Your task is to transcribe all of the data below exactly, omitting the images.
↓↓↓
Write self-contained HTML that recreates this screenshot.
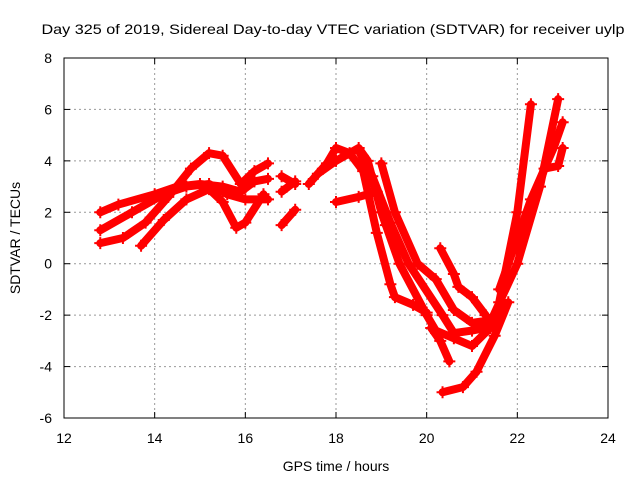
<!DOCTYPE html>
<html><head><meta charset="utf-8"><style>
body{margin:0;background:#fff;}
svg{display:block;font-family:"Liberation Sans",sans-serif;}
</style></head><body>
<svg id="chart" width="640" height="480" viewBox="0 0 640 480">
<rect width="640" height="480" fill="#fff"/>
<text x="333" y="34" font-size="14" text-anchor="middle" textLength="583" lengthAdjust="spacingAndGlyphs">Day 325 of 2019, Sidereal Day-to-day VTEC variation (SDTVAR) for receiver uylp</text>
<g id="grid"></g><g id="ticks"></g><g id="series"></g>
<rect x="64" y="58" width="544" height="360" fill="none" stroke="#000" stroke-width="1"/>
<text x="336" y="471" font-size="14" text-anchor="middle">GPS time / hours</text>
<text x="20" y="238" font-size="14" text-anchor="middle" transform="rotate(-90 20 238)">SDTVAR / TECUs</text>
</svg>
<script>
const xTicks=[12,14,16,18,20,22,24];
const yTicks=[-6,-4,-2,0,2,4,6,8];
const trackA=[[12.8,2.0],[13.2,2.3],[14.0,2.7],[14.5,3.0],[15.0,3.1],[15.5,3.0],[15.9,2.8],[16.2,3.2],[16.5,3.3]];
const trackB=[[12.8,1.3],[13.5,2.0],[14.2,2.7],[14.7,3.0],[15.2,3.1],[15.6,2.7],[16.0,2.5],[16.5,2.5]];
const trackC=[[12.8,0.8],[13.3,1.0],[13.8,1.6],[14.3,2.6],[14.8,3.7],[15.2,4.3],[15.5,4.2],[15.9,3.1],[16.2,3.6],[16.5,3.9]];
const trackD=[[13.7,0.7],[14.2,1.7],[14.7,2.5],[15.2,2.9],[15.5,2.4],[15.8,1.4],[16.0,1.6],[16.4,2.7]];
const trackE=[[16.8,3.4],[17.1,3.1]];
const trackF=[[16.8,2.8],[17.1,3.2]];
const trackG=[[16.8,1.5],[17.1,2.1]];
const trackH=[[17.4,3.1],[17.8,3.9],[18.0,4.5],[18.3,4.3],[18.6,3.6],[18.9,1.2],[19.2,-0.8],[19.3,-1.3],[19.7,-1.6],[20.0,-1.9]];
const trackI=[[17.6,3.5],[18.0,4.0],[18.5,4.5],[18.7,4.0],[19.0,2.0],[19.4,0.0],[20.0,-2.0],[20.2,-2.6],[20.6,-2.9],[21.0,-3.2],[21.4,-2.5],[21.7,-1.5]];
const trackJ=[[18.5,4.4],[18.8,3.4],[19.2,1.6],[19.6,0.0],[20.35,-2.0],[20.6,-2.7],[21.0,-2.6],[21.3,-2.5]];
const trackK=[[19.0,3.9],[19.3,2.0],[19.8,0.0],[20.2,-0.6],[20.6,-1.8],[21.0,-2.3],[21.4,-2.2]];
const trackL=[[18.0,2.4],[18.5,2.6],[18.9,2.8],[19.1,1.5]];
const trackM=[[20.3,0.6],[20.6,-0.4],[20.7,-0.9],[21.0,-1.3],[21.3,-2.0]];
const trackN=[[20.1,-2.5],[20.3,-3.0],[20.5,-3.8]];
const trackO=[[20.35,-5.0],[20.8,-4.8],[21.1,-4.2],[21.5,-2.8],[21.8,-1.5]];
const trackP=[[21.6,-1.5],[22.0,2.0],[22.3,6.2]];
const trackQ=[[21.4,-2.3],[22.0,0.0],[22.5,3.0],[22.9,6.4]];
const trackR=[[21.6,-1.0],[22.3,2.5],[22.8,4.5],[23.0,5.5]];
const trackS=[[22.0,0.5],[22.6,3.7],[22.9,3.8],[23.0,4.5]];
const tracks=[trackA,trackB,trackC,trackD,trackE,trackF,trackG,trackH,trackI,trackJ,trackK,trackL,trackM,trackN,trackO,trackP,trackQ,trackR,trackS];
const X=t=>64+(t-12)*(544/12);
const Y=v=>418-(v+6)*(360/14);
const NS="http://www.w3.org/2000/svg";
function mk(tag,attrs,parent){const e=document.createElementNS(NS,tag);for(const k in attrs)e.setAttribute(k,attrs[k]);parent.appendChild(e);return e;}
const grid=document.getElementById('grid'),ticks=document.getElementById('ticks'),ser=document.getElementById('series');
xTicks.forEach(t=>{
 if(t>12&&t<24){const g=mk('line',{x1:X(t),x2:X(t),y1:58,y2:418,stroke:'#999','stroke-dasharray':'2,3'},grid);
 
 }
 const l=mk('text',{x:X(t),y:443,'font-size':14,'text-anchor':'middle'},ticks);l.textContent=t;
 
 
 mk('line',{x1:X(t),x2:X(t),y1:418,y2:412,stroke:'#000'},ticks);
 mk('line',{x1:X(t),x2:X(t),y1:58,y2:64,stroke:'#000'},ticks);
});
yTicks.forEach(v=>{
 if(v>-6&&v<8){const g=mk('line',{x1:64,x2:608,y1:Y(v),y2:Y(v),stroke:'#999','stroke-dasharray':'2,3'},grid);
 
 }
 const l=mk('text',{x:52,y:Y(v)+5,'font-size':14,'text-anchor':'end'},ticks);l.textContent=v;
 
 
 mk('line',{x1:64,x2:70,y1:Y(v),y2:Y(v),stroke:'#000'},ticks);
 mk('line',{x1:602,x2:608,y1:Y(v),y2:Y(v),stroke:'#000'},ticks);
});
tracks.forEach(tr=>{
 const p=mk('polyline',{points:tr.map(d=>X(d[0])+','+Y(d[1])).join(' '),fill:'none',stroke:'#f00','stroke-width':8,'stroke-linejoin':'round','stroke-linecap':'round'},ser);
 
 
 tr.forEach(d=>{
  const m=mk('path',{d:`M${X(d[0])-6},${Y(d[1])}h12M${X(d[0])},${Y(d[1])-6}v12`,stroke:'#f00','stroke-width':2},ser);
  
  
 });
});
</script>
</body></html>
↑↑↑
§ **WRITTEN RESPONSE**:
Write self-contained HTML that recreates this screenshot.
<!DOCTYPE html>
<html><head><meta charset="utf-8"><style>
body{margin:0;background:#fff;}
svg{display:block;font-family:"Liberation Sans",sans-serif;}
</style></head><body>
<svg id="chart" width="640" height="480" viewBox="0 0 640 480">
<rect width="640" height="480" fill="#fff"/>
<text x="333" y="34" font-size="14" text-anchor="middle" textLength="583" lengthAdjust="spacingAndGlyphs">Day 325 of 2019, Sidereal Day-to-day VTEC variation (SDTVAR) for receiver uylp</text>
<g id="grid"></g><g id="ticks"></g><g id="series"></g>
<rect x="64" y="58" width="544" height="360" fill="none" stroke="#000" stroke-width="1"/>
<text x="336" y="471" font-size="14" text-anchor="middle">GPS time / hours</text>
<text x="20" y="238" font-size="14" text-anchor="middle" transform="rotate(-90 20 238)">SDTVAR / TECUs</text>
</svg>
<script>
const xTicks=[12,14,16,18,20,22,24];
const yTicks=[-6,-4,-2,0,2,4,6,8];
const trackA=[[12.8,2.0],[13.2,2.3],[14.0,2.7],[14.5,3.0],[15.0,3.1],[15.5,3.0],[15.9,2.8],[16.2,3.2],[16.5,3.3]];
const trackB=[[12.8,1.3],[13.5,2.0],[14.2,2.7],[14.7,3.0],[15.2,3.1],[15.6,2.7],[16.0,2.5],[16.5,2.5]];
const trackC=[[12.8,0.8],[13.3,1.0],[13.8,1.6],[14.3,2.6],[14.8,3.7],[15.2,4.3],[15.5,4.2],[15.9,3.1],[16.2,3.6],[16.5,3.9]];
const trackD=[[13.7,0.7],[14.2,1.7],[14.7,2.5],[15.2,2.9],[15.5,2.4],[15.8,1.4],[16.0,1.6],[16.4,2.7]];
const trackE=[[16.8,3.4],[17.1,3.1]];
const trackF=[[16.8,2.8],[17.1,3.2]];
const trackG=[[16.8,1.5],[17.1,2.1]];
const trackH=[[17.4,3.1],[17.8,3.9],[18.0,4.5],[18.3,4.3],[18.6,3.6],[18.9,1.2],[19.2,-0.8],[19.3,-1.3],[19.7,-1.6],[20.0,-1.9]];
const trackI=[[17.6,3.5],[18.0,4.0],[18.5,4.5],[18.7,4.0],[19.0,2.0],[19.4,0.0],[20.0,-2.0],[20.2,-2.6],[20.6,-2.9],[21.0,-3.2],[21.4,-2.5],[21.7,-1.5]];
const trackJ=[[18.5,4.4],[18.8,3.4],[19.2,1.6],[19.6,0.0],[20.35,-2.0],[20.6,-2.7],[21.0,-2.6],[21.3,-2.5]];
const trackK=[[19.0,3.9],[19.3,2.0],[19.8,0.0],[20.2,-0.6],[20.6,-1.8],[21.0,-2.3],[21.4,-2.2]];
const trackL=[[18.0,2.4],[18.5,2.6],[18.9,2.8],[19.1,1.5]];
const trackM=[[20.3,0.6],[20.6,-0.4],[20.7,-0.9],[21.0,-1.3],[21.3,-2.0]];
const trackN=[[20.1,-2.5],[20.3,-3.0],[20.5,-3.8]];
const trackO=[[20.35,-5.0],[20.8,-4.8],[21.1,-4.2],[21.5,-2.8],[21.8,-1.5]];
const trackP=[[21.6,-1.5],[22.0,2.0],[22.3,6.2]];
const trackQ=[[21.4,-2.3],[22.0,0.0],[22.5,3.0],[22.9,6.4]];
const trackR=[[21.6,-1.0],[22.3,2.5],[22.8,4.5],[23.0,5.5]];
const trackS=[[22.0,0.5],[22.6,3.7],[22.9,3.8],[23.0,4.5]];
const tracks=[trackA,trackB,trackC,trackD,trackE,trackF,trackG,trackH,trackI,trackJ,trackK,trackL,trackM,trackN,trackO,trackP,trackQ,trackR,trackS];
const X=t=>64+(t-12)*(544/12);
const Y=v=>418-(v+6)*(360/14);
const NS="http://www.w3.org/2000/svg";
function mk(tag,attrs,parent){const e=document.createElementNS(NS,tag);for(const k in attrs)e.setAttribute(k,attrs[k]);parent.appendChild(e);return e;}
const grid=document.getElementById('grid'),ticks=document.getElementById('ticks'),ser=document.getElementById('series');
xTicks.forEach(t=>{
 if(t>12&&t<24){const g=mk('line',{x1:X(t),x2:X(t),y1:58,y2:418,stroke:'#999','stroke-dasharray':'2,3'},grid);
 
 }
 const l=mk('text',{x:X(t),y:443,'font-size':14,'text-anchor':'middle'},ticks);l.textContent=t;
 
 
 mk('line',{x1:X(t),x2:X(t),y1:418,y2:412,stroke:'#000'},ticks);
 mk('line',{x1:X(t),x2:X(t),y1:58,y2:64,stroke:'#000'},ticks);
});
yTicks.forEach(v=>{
 if(v>-6&&v<8){const g=mk('line',{x1:64,x2:608,y1:Y(v),y2:Y(v),stroke:'#999','stroke-dasharray':'2,3'},grid);
 
 }
 const l=mk('text',{x:52,y:Y(v)+5,'font-size':14,'text-anchor':'end'},ticks);l.textContent=v;
 
 
 mk('line',{x1:64,x2:70,y1:Y(v),y2:Y(v),stroke:'#000'},ticks);
 mk('line',{x1:602,x2:608,y1:Y(v),y2:Y(v),stroke:'#000'},ticks);
});
tracks.forEach(tr=>{
 const p=mk('polyline',{points:tr.map(d=>X(d[0])+','+Y(d[1])).join(' '),fill:'none',stroke:'#f00','stroke-width':8,'stroke-linejoin':'round','stroke-linecap':'round'},ser);
 
 
 tr.forEach(d=>{
  const m=mk('path',{d:`M${X(d[0])-6},${Y(d[1])}h12M${X(d[0])},${Y(d[1])-6}v12`,stroke:'#f00','stroke-width':2},ser);
  
  
 });
});
</script>
</body></html>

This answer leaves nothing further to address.